All of lore.kernel.org
 help / color / mirror / Atom feed
From: Qian Cai <cai@lca.pw>
To: Marco Elver <elver@google.com>, John Hubbard <jhubbard@nvidia.com>
Cc: Jan Kara <jack@suse.cz>, David Hildenbrand <david@redhat.com>,
	Andrew Morton <akpm@linux-foundation.org>,
	ira.weiny@intel.com, Dan Williams <dan.j.williams@intel.com>,
	Linux Memory Management List <linux-mm@kvack.org>,
	Linux Kernel Mailing List <linux-kernel@vger.kernel.org>,
	"Paul E. McKenney" <paulmck@kernel.org>,
	kasan-dev <kasan-dev@googlegroups.com>
Subject: Re: [PATCH] mm: fix a data race in put_page()
Date: Mon, 10 Feb 2020 11:23:09 -0500	[thread overview]
Message-ID: <1581351789.7365.32.camel@lca.pw> (raw)

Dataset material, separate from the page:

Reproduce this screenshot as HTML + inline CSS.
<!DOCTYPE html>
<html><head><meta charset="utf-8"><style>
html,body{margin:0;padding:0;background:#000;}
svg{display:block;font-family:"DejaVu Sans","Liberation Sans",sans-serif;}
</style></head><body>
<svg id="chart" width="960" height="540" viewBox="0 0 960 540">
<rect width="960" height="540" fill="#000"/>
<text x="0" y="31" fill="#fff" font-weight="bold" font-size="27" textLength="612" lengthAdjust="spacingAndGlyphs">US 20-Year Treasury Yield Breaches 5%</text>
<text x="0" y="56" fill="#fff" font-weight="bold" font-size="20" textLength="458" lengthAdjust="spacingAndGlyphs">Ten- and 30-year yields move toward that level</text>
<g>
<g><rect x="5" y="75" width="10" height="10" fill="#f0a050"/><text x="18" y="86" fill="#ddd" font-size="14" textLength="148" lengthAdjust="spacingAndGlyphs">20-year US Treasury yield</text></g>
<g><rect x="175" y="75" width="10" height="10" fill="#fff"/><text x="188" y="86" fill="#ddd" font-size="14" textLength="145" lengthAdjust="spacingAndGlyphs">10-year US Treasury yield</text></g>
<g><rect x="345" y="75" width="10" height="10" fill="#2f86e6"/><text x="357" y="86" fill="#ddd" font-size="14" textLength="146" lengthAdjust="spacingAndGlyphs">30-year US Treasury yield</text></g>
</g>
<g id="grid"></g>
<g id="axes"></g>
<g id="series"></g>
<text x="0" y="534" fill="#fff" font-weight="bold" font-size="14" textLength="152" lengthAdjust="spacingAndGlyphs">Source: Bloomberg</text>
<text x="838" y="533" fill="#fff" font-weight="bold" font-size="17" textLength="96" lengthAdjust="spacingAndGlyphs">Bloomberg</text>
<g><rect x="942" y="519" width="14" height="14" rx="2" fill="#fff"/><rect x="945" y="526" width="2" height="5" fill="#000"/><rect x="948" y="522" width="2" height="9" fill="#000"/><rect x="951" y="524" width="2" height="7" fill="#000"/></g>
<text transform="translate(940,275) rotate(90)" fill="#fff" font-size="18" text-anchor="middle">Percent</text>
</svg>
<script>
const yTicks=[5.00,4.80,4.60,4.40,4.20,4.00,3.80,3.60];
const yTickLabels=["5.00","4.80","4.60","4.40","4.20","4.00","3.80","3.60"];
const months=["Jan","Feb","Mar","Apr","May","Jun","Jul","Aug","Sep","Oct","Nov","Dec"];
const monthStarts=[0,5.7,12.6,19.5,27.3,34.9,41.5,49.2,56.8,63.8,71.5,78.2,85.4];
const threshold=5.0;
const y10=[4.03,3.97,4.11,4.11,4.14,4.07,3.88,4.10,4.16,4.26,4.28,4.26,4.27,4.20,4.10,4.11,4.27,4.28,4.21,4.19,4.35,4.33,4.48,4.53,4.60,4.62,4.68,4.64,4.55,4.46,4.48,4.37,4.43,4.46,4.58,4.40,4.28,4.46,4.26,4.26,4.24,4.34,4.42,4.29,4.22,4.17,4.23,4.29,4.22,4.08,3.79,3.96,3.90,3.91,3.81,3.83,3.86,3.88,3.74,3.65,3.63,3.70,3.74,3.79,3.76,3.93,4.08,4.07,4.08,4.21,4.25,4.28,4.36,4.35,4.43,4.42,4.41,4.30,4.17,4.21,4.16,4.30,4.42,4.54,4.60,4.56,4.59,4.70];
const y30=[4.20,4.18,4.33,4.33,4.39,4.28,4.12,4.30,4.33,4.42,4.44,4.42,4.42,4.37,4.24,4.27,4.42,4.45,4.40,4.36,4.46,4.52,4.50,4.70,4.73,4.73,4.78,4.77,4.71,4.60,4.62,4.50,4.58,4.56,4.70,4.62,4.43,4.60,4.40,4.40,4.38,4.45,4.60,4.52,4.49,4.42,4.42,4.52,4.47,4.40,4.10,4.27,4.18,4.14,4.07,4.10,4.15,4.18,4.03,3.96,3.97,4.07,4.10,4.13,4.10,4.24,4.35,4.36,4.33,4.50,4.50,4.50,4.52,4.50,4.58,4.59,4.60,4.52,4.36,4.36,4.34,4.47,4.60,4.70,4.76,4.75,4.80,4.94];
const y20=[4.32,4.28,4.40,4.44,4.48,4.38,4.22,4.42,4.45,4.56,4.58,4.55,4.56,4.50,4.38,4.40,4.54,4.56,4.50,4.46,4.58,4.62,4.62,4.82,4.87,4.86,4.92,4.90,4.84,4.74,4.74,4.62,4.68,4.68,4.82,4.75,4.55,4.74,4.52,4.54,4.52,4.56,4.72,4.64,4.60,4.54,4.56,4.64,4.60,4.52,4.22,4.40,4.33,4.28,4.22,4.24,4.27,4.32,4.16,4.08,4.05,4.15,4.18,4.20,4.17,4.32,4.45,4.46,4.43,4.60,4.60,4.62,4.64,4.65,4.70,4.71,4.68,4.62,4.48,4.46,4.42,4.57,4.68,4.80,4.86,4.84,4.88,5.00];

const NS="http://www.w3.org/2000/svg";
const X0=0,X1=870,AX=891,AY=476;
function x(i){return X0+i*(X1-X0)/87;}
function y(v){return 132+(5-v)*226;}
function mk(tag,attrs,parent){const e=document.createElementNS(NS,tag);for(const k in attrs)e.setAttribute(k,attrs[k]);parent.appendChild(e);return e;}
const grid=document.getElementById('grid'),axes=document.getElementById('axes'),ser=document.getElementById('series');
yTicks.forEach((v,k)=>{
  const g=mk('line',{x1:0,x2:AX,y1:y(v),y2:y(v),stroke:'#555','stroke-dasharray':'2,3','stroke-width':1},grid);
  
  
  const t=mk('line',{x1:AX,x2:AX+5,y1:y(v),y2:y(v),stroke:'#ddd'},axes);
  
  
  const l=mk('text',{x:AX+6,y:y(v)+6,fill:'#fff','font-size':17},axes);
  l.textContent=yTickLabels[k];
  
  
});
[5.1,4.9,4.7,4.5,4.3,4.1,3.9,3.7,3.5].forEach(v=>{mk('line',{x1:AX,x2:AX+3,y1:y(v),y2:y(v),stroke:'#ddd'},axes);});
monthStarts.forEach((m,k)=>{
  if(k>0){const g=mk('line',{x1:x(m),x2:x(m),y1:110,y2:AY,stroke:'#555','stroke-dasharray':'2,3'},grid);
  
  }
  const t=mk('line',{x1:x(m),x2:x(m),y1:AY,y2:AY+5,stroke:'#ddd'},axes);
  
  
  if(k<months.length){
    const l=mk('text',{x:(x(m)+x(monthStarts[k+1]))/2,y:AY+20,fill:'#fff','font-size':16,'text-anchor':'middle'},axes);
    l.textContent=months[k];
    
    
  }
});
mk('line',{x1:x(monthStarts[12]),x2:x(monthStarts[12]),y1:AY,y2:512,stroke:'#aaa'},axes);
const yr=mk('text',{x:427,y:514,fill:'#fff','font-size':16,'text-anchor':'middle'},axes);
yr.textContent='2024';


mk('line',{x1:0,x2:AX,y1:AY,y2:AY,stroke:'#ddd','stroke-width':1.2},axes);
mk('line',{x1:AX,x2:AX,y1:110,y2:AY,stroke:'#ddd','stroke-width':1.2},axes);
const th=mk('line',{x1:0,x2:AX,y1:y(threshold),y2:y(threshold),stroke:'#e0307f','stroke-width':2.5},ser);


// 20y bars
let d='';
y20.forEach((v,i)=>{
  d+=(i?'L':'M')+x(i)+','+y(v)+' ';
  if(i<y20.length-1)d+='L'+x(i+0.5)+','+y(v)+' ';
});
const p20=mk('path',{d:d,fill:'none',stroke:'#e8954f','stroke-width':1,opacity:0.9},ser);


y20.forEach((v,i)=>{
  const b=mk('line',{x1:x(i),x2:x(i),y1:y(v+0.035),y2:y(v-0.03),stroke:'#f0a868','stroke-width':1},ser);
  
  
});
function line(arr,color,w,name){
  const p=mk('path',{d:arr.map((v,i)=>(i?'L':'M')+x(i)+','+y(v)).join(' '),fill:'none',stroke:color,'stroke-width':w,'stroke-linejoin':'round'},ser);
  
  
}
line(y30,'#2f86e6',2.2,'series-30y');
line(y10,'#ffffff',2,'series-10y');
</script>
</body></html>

In-Reply-To: <CANpmjNNaHAnKCMLb+Njs3AhEoJT9O6-Yh63fcNcVTjBbNQiEPg@mail.gmail.com>

On Mon, 2020-02-10 at 08:48 +0100, Marco Elver wrote:
> On Sun, 9 Feb 2020 at 08:15, John Hubbard <jhubbard@nvidia.com> wrote:
> > 
> > On 2/8/20 7:10 PM, Qian Cai wrote:
> > > 
> > > 
> > > > On Feb 8, 2020, at 8:44 PM, John Hubbard <jhubbard@nvidia.com> wrote:
> > > > 
> > > > So it looks like we're probably stuck with having to annotate the code. Given
> > > > that, there is a balance between how many macros, and how much commenting. For
> > > > example, if there is a single macro (data_race, for example), then we'll need to
> > > > add comments for the various cases, explaining which data_race situation is
> > > > happening.
> > > 
> > > On the other hand, it is perfect fine of not commenting on each data_race() that most of times, people could run git blame to learn more details. Actually, no maintainers from various of subsystems asked for commenting so far.
> > > 
> > 
> > Well, maybe I'm looking at this wrong. I was thinking that one should attempt to
> > understand the code on the screen, and that's generally best--but here, maybe
> > "data_race" is just something that means "tool cruft", really. So mentally we
> > would move toward visually filtering out the data_race "key word".
> 
> One thing to note is that 'data_race()' points out concurrency, and
> that somebody has deemed that the code won't break even with data
> races. Somebody trying to understand or modify the code should ensure
> this will still be the case. So, 'data_race()' isn't just tool cruft.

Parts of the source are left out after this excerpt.